Only the lines from the start of the data to the line containing "9.5, 9.75, 10]", both included, should be output, exactly and without pictures.
-- Start --
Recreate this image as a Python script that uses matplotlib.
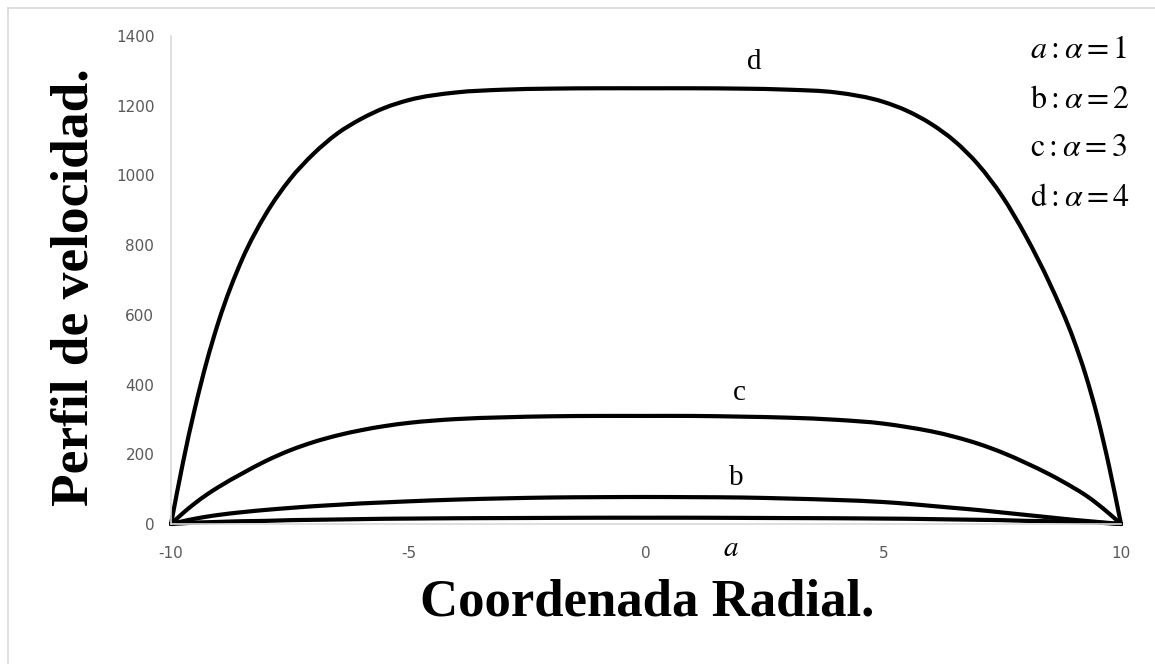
import numpy as np
import matplotlib
matplotlib.use("Agg")
import matplotlib.pyplot as plt
from matplotlib.lines import Line2D
from matplotlib.path import Path
from matplotlib.patches import PathPatch

# coordenada radial
r = [-10, -9.75, -9.5, -9.25, -9, -8.5, -8, -7.5, -7, -6.5, -6, -5.5, -5, -4, -3, -2, -1,
     0, 1, 2, 3, 4, 5, 5.5, 6, 6.5, 7, 7.5, 8, 8.5, 9, 9.25, 9.5, 9.75, 10]

# perfiles de velocidad para alpha = 1..4
v_a = [0, 2, 4, 5, 6, 8, 9, 11, 12, 13, 14, 15, 15.5, 16.5, 17, 17.5, 18,
       18, 18, 17.5, 17, 16.5, 15.5, 15, 14, 13, 12, 11, 9, 8, 6, 5, 4, 2, 0]
v_b = [0, 8, 15, 21, 26, 34, 40.5, 46, 51, 55, 59, 62, 65, 70, 73.5, 76, 77,
       77.5, 77, 76, 73, 69, 63, 58, 52, 46, 40, 33, 26, 19, 12, 9, 6, 3, 0]
v_c = [0, 31, 59, 84, 106, 145, 181, 211, 235, 254, 269, 281, 290, 301, 306, 309, 310,
       310, 310, 308, 305, 299, 288, 278, 266, 250, 230, 205, 175, 142, 104, 83, 58, 30, 0]
v_d = [0, 175, 330, 465, 580, 760, 890, 988, 1062, 1120, 1162, 1194, 1216, 1238, 1246, 1249, 1250,
       1250, 1250, 1249, 1246, 1238, 1211, 1185, 1148, 1098, 1030, 940, 825, 690, 530, 430, 310, 165, 0]

x_ticks = [-10, -5, 0, 5, 10]
y_ticks = [0, 200, 400, 600, 800, 1000, 1200, 1400]

leyenda = [r"$a:\alpha=1$", r"$\mathrm{b}:\alpha=2$", r"$\mathrm{c}:\alpha=3$", r"$\mathrm{d}:\alpha=4$"]

plt.rcParams['mathtext.fontset'] = 'stix'
plt.rcParams['axes.unicode_minus'] = False


def linea_suave(ax, x, y, **kw):
    """linea suavizada tipo Excel: tramos Bezier cubicos entre los puntos"""
    x = np.asarray(x, float)
    y = np.asarray(y, float)
    m = np.gradient(y, x)
    verts = [(x[0], y[0])]
    codes = [Path.MOVETO]
    for i in range(len(x) - 1):
        h = x[i + 1] - x[i]
        verts += [(x[i] + h / 3, y[i] + m[i] * h / 3),
                  (x[i + 1] - h / 3, y[i + 1] - m[i + 1] * h / 3),
                  (x[i + 1], y[i + 1])]
        codes += [Path.CURVE4] * 3
    ax.add_patch(PathPatch(Path(verts, codes), fill=False, clip_on=False, **kw))


W, H = 1155, 664
fig = plt.figure(figsize=(W / 100, H / 100), dpi=100)
ax = fig.add_axes([171 / W, 1 - 524 / H, (1121 - 171) / W, (524 - 36) / H])

for v in (v_a, v_b, v_c, v_d):
    linea_suave(ax, r, v, edgecolor='black', lw=3, joinstyle='round', capstyle='round')

ax.set_xlim(-10, 10)
ax.set_ylim(0, 1400)
ax.set_xticks(x_ticks)
ax.set_yticks(y_ticks)
ax.tick_params(length=0, labelsize=11, labelcolor='#595959')
ax.tick_params(axis='x', pad=16)
ax.tick_params(axis='y', pad=12)
for s in ('top', 'right'):
    ax.spines[s].set_visible(False)
for s in ('left', 'bottom'):
    ax.spines[s].set_color('#d9d9d9')
    ax.spines[s].set_linewidth(1.2)

serif = 'Liberation Serif'
fig.text(647 / W, 1 - 603 / H, 'Coordenada Radial.', family=serif, weight='bold',
         fontsize=38, ha='center', va='center')
fig.text(75 / W, 1 - 287 / H, 'Perfil de velocidad.', family=serif, weight='bold',
         fontsize=38.5, ha='center', va='center', rotation=90)

# etiquetas de las curvas
ax.text(2.27, 1325, 'd', family=serif, fontsize=21, ha='center', va='center')
ax.text(1.97, 376, 'c', family=serif, fontsize=21, ha='center', va='center')
ax.text(1.90, 132, 'b', family=serif, fontsize=21, ha='center', va='center')
ax.text(1.78, -69, r'$a$', fontsize=21, ha='center', va='center')

for i, t in enumerate(leyenda):
    fig.text(1030 / W, 1 - (50 + 49 * i) / H, t, fontsize=23, ha='left', va='center')

# marco exterior
fig.add_artist(Line2D([8 / W, 1], [1 - 8 / H, 1 - 8 / H], transform=fig.transFigure, color='#d9d9d9', lw=1.2))
fig.add_artist(Line2D([8 / W, 8 / W], [0, 1 - 8 / H], transform=fig.transFigure, color='#d9d9d9', lw=1.2))

fig.savefig('out.png', dpi=100)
-- End --
- _Task answer_:
Recreate this image as a Python script that uses matplotlib.
import numpy as np
import matplotlib
matplotlib.use("Agg")
import matplotlib.pyplot as plt
from matplotlib.lines import Line2D
from matplotlib.path import Path
from matplotlib.patches import PathPatch

# coordenada radial
r = [-10, -9.75, -9.5, -9.25, -9, -8.5, -8, -7.5, -7, -6.5, -6, -5.5, -5, -4, -3, -2, -1,
     0, 1, 2, 3, 4, 5, 5.5, 6, 6.5, 7, 7.5, 8, 8.5, 9, 9.25, 9.5, 9.75, 10]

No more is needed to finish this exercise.